“...a twist of water asking a question” from River Moons by Carl Sandberg
Opening Exhibition: Sunday, June 12 2 - 5 pm
Bearing the name of Austin’s first city planner, this cretaceous limestone waterway is inscribed with legacies of racialized division and displacement. As an Austin native with family traces to the city’s founding, artist Heather Parrish explores these threads through historical layers of terrain and urban development. Her exhibition at Flatbed uses images sourced from historic photographs of Waller Creek, remembered (sometimes forgotten) as a dividing border line that runs through the city of Austin.
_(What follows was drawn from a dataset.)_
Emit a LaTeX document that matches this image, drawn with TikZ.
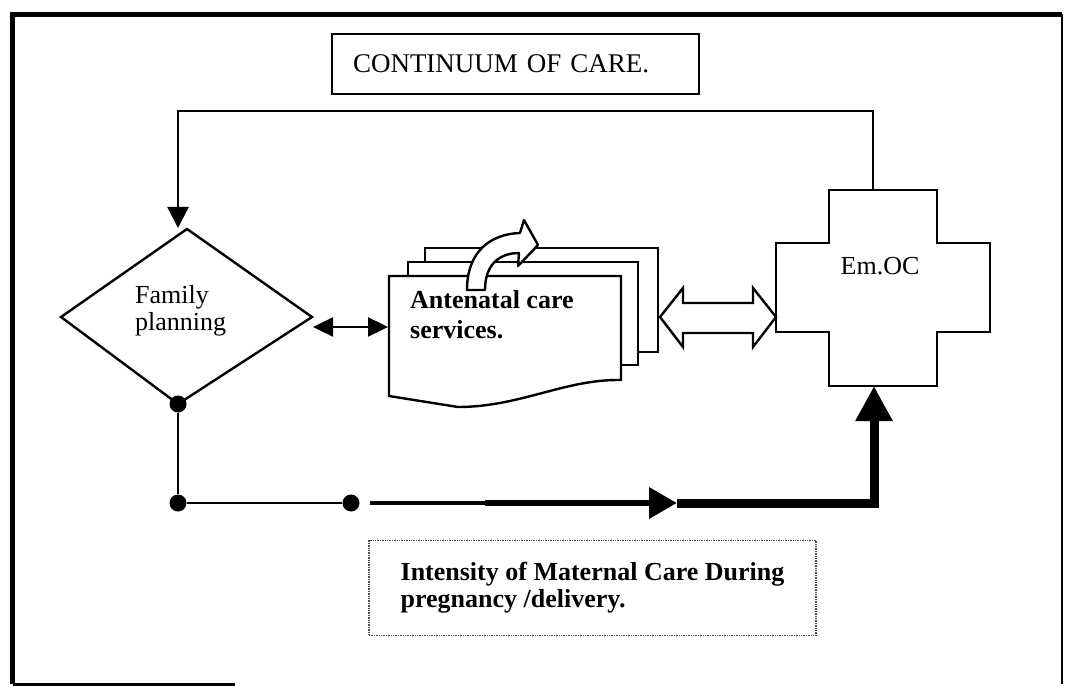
\documentclass[tikz,border=0pt]{standalone}
\usepackage{fontspec}
\setmainfont{Liberation Serif}
\usetikzlibrary{arrows.meta}
\begin{document}
\begin{tikzpicture}[x=1pt,y=-1pt,
  outline/.style={draw=black, line width=2.4pt, line join=miter},
  conn/.style={draw=black, line width=2.4pt},
  dotbox/.style={draw=black!70, densely dotted, line width=1.4pt},
  lbl/.style={inner sep=0pt, font=\fontsize{26}{27}\selectfont},
  blbl/.style={inner sep=0pt, font=\bfseries\fontsize{26}{30}\selectfont},
  bigdot/.style={circle, fill=black, inner sep=0pt, minimum size=17pt},
  tipS/.style={-{Triangle[length=21pt,width=21pt]}},
]
\useasboundingbox (0,0) rectangle (1065,687);
% outer frame
\draw[line width=5pt] (12.5,684) -- (12.5,14.5) -- (1062,14.5);
\draw[line width=2.5pt] (1062,14.5) -- (1062,684);
\draw[line width=3pt] (12.5,684.5) -- (235,684.5);

% title
\node[draw, line width=2pt, minimum height=60pt, text width=325pt, inner xsep=21pt,
      align=left, font=\fontsize{27}{30}\selectfont] (title) at (515.5,64) {CONTINUUM OF CARE.};

% diamond: family planning
\coordinate (dT) at (187,229);
\coordinate (dRt) at (312,317);
\coordinate (dB) at (178,404);
\coordinate (dL) at (61,317);
\draw[outline] (dT) -- (dRt) -- (dB) -- (dL) -- cycle;
\node[lbl, align=left, anchor=north west] (fp) at (135,285) {Family\\planning};

% antenatal multi-document
\draw[outline] (425,262) -- (425,248) -- (658,248) -- (658,352) -- (638,352);
\draw[outline] (408,276) -- (408,262) -- (638,262) -- (638,365) -- (621,365);
\draw[outline, fill=white] (389,276) -- (621,276) -- (621,380)
   .. controls (565,379) and (520,407) .. (458,407) -- (389,396) -- cycle;
\node[blbl, align=left, anchor=north west] (anc) at (410,290) {Antenatal care\\services.};
% curved hollow arrow on the stack
\draw[outline, fill=white, line join=round] (467,290) .. controls (467,252) and (490,234) .. (520,233)
   -- (524,220) -- (538,245) -- (518,266) -- (519,253)
   .. controls (500,253) and (485,264) .. (485,290) -- cycle;

% Em.OC cross
\draw[outline] (829,190) -- (937,190) -- (937,243) -- (990,243) -- (990,332) -- (937,332)
   -- (937,386) -- (829,386) -- (829,332) -- (776,332) -- (776,243) -- (829,243) -- cycle;
\node[lbl, anchor=base] (emoc) at (880,274) {Em.OC};

% hollow double arrow between antenatal and Em.OC
\draw[outline, fill=white] (660,317) -- (683,288) -- (683,303) -- (753,303) -- (753,288)
   -- (776,317) -- (753,347) -- (753,333) -- (683,333) -- (683,347) -- cycle;

% double arrow family planning <-> antenatal
\coordinate (fpR) at (313,327);
\coordinate (ancL) at (388,327);
\draw[conn, {Triangle[length=20pt,width=19pt]}-{Triangle[length=20pt,width=19pt]}] (fpR) -- (ancL);

% feedback loop from Em.OC to family planning
\coordinate (emT) at (873,190);
\coordinate (fbR) at (873,111);
\coordinate (fbL) at (178,111);
\coordinate (fpT) at (178,228);
\draw[conn, tipS] (emT) -- (fbR) -- (fbL) -- (fpT);

% dots and bottom path
\node[bigdot] (p1) at (178,404) {};
\node[bigdot] (p2) at (178,503) {};
\node[bigdot] (p3) at (351,503) {};
\draw[conn] (p1) -- (p2) -- (p3);

% intensity arrow
\coordinate (s0) at (370,503);
\coordinate (s1) at (485,503);
\coordinate (s2) at (677,503);
\coordinate (bc) at (874,503);
\coordinate (emB) at (874,386);
\draw[line width=4pt] (s0) -- (s1);
\draw[line width=6.5pt, -{Triangle[length=28pt,width=30pt]}] (s1) -- (s2);
\draw[line width=9pt, line join=miter, -{Triangle[length=35pt,width=35pt]}] (s2) -- (bc) -- (emB);

% intensity box
\node[dotbox, minimum width=447pt, minimum height=95pt, align=left, inner sep=0pt,
      font=\bfseries\fontsize{26}{27}\selectfont] (intens) at (592.5,588)
      {Intensity of Maternal Care During\\pregnancy /delivery.};
\end{tikzpicture}
\end{document}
Heather Parrish employs printmaking, experimental photography, collage and installation to unsettle simple binaries and consider complex embodiments of boundaries. Rather than firm and fixed, she explores the dynamic potentialities of boundaries as porous sites of exchange. Born in Austin, Texas, she spent formative years of her childhood in Southeast Asia. This experience underlies a heightened sensitivity to negotiations of belonging, identity, and connection to land. Collaboration is also central to her art practice including projects with scientists, filmmakers, poets, and activists, bees, microbes, canals, creeks and other waterways. Parrish received an MFA in Printmaking from the University of Notre Dame and a BA in Kinesiology from the University of Texas at Austin. She has exhibited work in the United States and internationally and is currently an Assistant Professor of Printmaking at the University of Iowa in Iowa City, IA.